Mesin Eropa Bakal Bebas Tarif Masuk RI, Begini Respons Produsen Lokal

Mesin Eropa Bakal Bebas Tarif Masuk RI, Begini Respons Produsen Lokal

Bisnis.com, JAKARTA — Gabungan Industri Pengerjaan Logam dan Mesin (Gamma) Indonesia menilai penurunan tarif bea masuk untuk produk Uni Eropa ke Indonesia dapat mendukung kebutuhan kualitas dan teknologi tinggi untuk kemajuan industri, meskipun masih terdapat sejumlah kelemahan yang mesti dipertimbangkan. 

Adapun, kebijakan penurunan tarif ini seiring dengan tercapainya kesepakatan Indonesia-European Union Comprehensive Economic Partnership Agreement (IEU-CEPA) pada September 2025. Perjanjian dagang ini ditarget akan efektif berlaku pada 1 Januari 2027. 

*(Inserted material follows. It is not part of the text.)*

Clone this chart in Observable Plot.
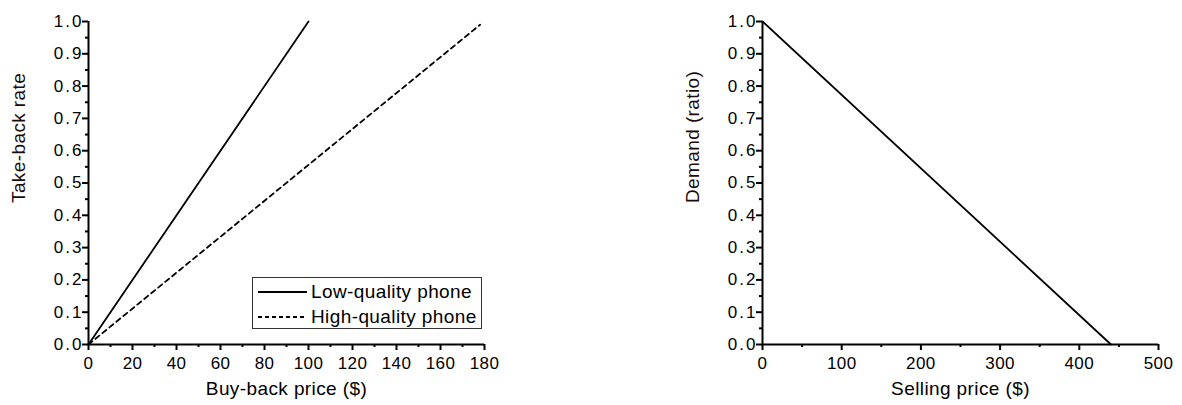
<!DOCTYPE html>
<html>
<head>
<meta charset="utf-8">
<script src="https://cdn.jsdelivr.net/npm/d3@7"></script>
<script src="https://cdn.jsdelivr.net/npm/@observablehq/plot@0.6"></script>
<style>
  body { margin: 0; background: #fff; }
  #wrap { position: relative; width: 1182px; height: 405px; overflow: hidden; background: #fff; font-family: "Liberation Sans", Arial, sans-serif; }
  #left { position: absolute; left: 0; top: 0; }
  #right { position: absolute; left: 590px; top: 0; }
  #legend { position: absolute; left: 252px; top: 277px; width: 230px; height: 52px; border: 1px solid #333; background: #fff; box-sizing: border-box; }
  #legend .row { position: absolute; left: 0; height: 24px; display: flex; align-items: center; font-size: 19px; letter-spacing: 0.4px; color: #000; }
  #legend svg { display: block; }
</style>
</head>
<body>
<div id="wrap">
  <div id="left"></div>
  <div id="right"></div>
  <div id="legend"></div>
</div>
<script>
// ---- Data ----
const lowQualityPrice = [0, 100];
const lowQualityRate = [0.0, 1.0];
const highQualityPrice = [0, 178];
const highQualityRate = [0.0, 0.99];
const sellingPrice = [0, 440];
const demandRatio = [1.0, 0.0];

const seriesNames = ["Low-quality phone", "High-quality phone"];

const leftXTicks = [0, 20, 40, 60, 80, 100, 120, 140, 160, 180];
const leftXMinor = [10, 30, 50, 70, 90, 110, 130, 150, 170];
const yTicks = [0.0, 0.1, 0.2, 0.3, 0.4, 0.5, 0.6, 0.7, 0.8, 0.9, 1.0];
const yMinor = [0.05, 0.15, 0.25, 0.35, 0.45, 0.55, 0.65, 0.75, 0.85, 0.95];
const rightXTicks = [0, 100, 200, 300, 400, 500];
const rightXMinor = [50, 150, 250, 350, 450];

const leftXLabel = "Buy-back price ($)";
const leftYLabel = "Take-back rate";
const rightXLabel = "Selling price ($)";
const rightYLabel = "Demand (ratio)";

const lowData = lowQualityPrice.map((x, i) => ({x, y: lowQualityRate[i]}));
const highData = highQualityPrice.map((x, i) => ({x, y: highQualityRate[i]}));
const demandData = sellingPrice.map((x, i) => ({x, y: demandRatio[i]}));

const font = "'Liberation Sans', Arial, sans-serif";
const common = {
  height: 405,
  marginTop: 21,
  marginBottom: 61,
  style: {fontFamily: font, fontSize: "17px", color: "#000", background: "transparent", overflow: "visible"}
};

function axesMarks(xTicks, xMinor, xLabel, yLabel) {
  return [
    Plot.axisX(xMinor, {tickSize: 3, text: null, strokeWidth: 2, label: null}),
    Plot.axisX(xTicks, {tickSize: 6, tickPadding: 6, strokeWidth: 2, label: null, fontSize: 17, className: "xt"}),
    Plot.axisY(yMinor, {tickSize: 3, text: null, strokeWidth: 2, label: null}),
    Plot.axisY(yTicks, {tickSize: 6, tickPadding: -1, strokeWidth: 2, tickFormat: d3.format(".1f"), label: null, fontSize: 17, className: "yt"}),
    Plot.ruleY([0], {strokeWidth: 2, stroke: "#000"}),
    Plot.ruleX([0], {strokeWidth: 2, stroke: "#000"}),
    Plot.text([xLabel], {frameAnchor: "bottom", dy: 50, fontSize: 19, fill: "#000"}),
    Plot.text([yLabel], {frameAnchor: "left", rotate: -90, dx: -70, dy: 20, fontSize: 19, fill: "#1a0a0a"})
  ];
}

function styleText(svg) {
  svg.querySelectorAll("text").forEach(t => t.style.letterSpacing = "0.4px");
  svg.querySelectorAll(".yt text").forEach(t => t.style.letterSpacing = "2px");
}

const left = Plot.plot({
  ...common,
  width: 500,
  marginLeft: 88,
  marginRight: 16,
  x: {domain: [0, 180]},
  y: {domain: [0, 1]},
  marks: [
    ...axesMarks(leftXTicks, leftXMinor, leftXLabel, leftYLabel),
    Plot.line(lowData, {x: "x", y: "y", stroke: "#000", strokeWidth: 1.8}),
    Plot.line(highData, {x: "x", y: "y", stroke: "#000", strokeWidth: 1.8, strokeDasharray: "5,4"})
  ]
});
styleText(left);
document.getElementById("left").appendChild(left);

const right = Plot.plot({
  ...common,
  width: 592,
  marginLeft: 172,
  marginRight: 24,
  x: {domain: [0, 500]},
  y: {domain: [0, 1]},
  marks: [
    ...axesMarks(rightXTicks, rightXMinor, rightXLabel, rightYLabel),
    Plot.line(demandData, {x: "x", y: "y", stroke: "#000", strokeWidth: 1.8})
  ]
});
styleText(right);
document.getElementById("right").appendChild(right);

// ---- Legend ----
const legend = document.getElementById("legend");
const dashes = [null, "4,3"];
seriesNames.forEach((name, i) => {
  const row = document.createElement("div");
  row.className = "row";
  row.style.top = (2 + i * 25) + "px";
  row.innerHTML = `<svg width="58" height="24"><line x1="5" x2="54" y1="12" y2="12" stroke="#000" stroke-width="1.8" ${dashes[i] ? `stroke-dasharray="${dashes[i]}"` : ""}/></svg><span>${name}</span>`;
  legend.appendChild(row);
});
</script>
</body>
</html>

Ketua Umum Gamma Dadang Asikin mengatakan, pihaknya melihat terdapat peluang dan kelemahan dari daya saing produk-produk mesin Eropa untuk masuk ke Indonesia. Di satu sisi, kekuatan mesin-mesin dari wilayah tersebut tak diragukan pengusaha nasional.

“Eropa kuat pada mesin presisi, otomasi industri, mesin untuk industri makanan atau minyak, alat mesin CNC [computer numerical control] kelas atas, mesin farmasi/medis, serta solusi energi-bersih dan teknologi hijau, efisiensi energi, emisi rendah,” ujar Dadang kepada Bisnis, Selasa (23/9/2025). 

Tak hanya itu, banyak pabrikan Eropa juga yang menawarkan layanan purna jual, garansi, dan kepatuhan terhadap standar Uni Eropa yang mempermudah akses ke segmen industri yang membutuhkan sertifikasi quality assurance. 

Bahkan, produk mesin Eropa juga memiliki image produk hijau dan berteknologi tinggi untuk investasi jangka panjang seperti otomasi, efisiensi energi, proses berteknologi tinggi yang membuatnya kompetitif. 

“Namun, beberapa kelemahan bagi produk mesin Eropa mempunyai konsekuensi harga yang tinggi, mesin Eropa juga cenderung kapital intensif dan berharga lebih tinggi dibandingkan China,” ujarnya. 

Meskipun setelah ada IEU-CEPA tarif bea masuk ke Indonesia turun menjadi 0%, selisih harga masih menjadi faktor utama bagi pembeli yang sensitif terhadap biaya barang modal. 

Di sisi lain, untuk beberapa merek kecil atau khusus, jaringan servis lokal belum sekuat pemasok Asia yang sudah lama hadir di Indonesia. Apalagi, banyak industri manufaktur di Indonesia yang terintegrasi dengan rantai pasok mesin dari China, Jepang, Korea. 

“Data impor menunjukkan China, Jepang, Korea, dan negara Asia lain adalah pemasok utama mesin ke Indonesia,” tuturnya. 

Dengan diberlakukannya tarif 0%, tak dipungkiri hal ini dapat membuat mesin Eropa menjadi lebih kompetitif terutama di segmen high-value (otomasi, mesin presisi, green tech, mesin medis). 

Namun, untuk segmen mass market yang sangat sensitif dengan harga (mesin generik, komponen standar) pemasok Asia kemungkinan masih dominan karena harga, kecepatan pengiriman, dan jaringan layanan.

Dalam catatannya, Uni Eropa saat ini menyumbang bagian lebih kecil atau secara keseluruhan menyumbang sekitar 5% dari impor Indonesia (seluruh barang).  

“Dan porsi Uni Eropa pada sub-kategori mesin adalah minoritas nilai impor mesin dari Jerman, Italia, Prancis dan kawan-kawan ada tetapi jauh di bawah pemasok Asia utama,” jelasnya. 

Data WITS/UN Comtrade menunjukkan pemasok mesin Eropa (Jerman, Italia) hadir di peringkat tetapi dengan nilai yang jauh lebih kecil dibanding China. 

Skala impor mesin Indonesia untuk kategori mesin/komputer dan mesin listrik merupakan porsi besar impor Indonesia yang berada di kisaran US$24–33 miliar (variatif tergantung cakupan HS) dan electrical machinery sekitar US$26–28 miliar. Sementara itu, kelompok HS85 (electrical machinery) menyumbang 11%–12% dari total impor 2023.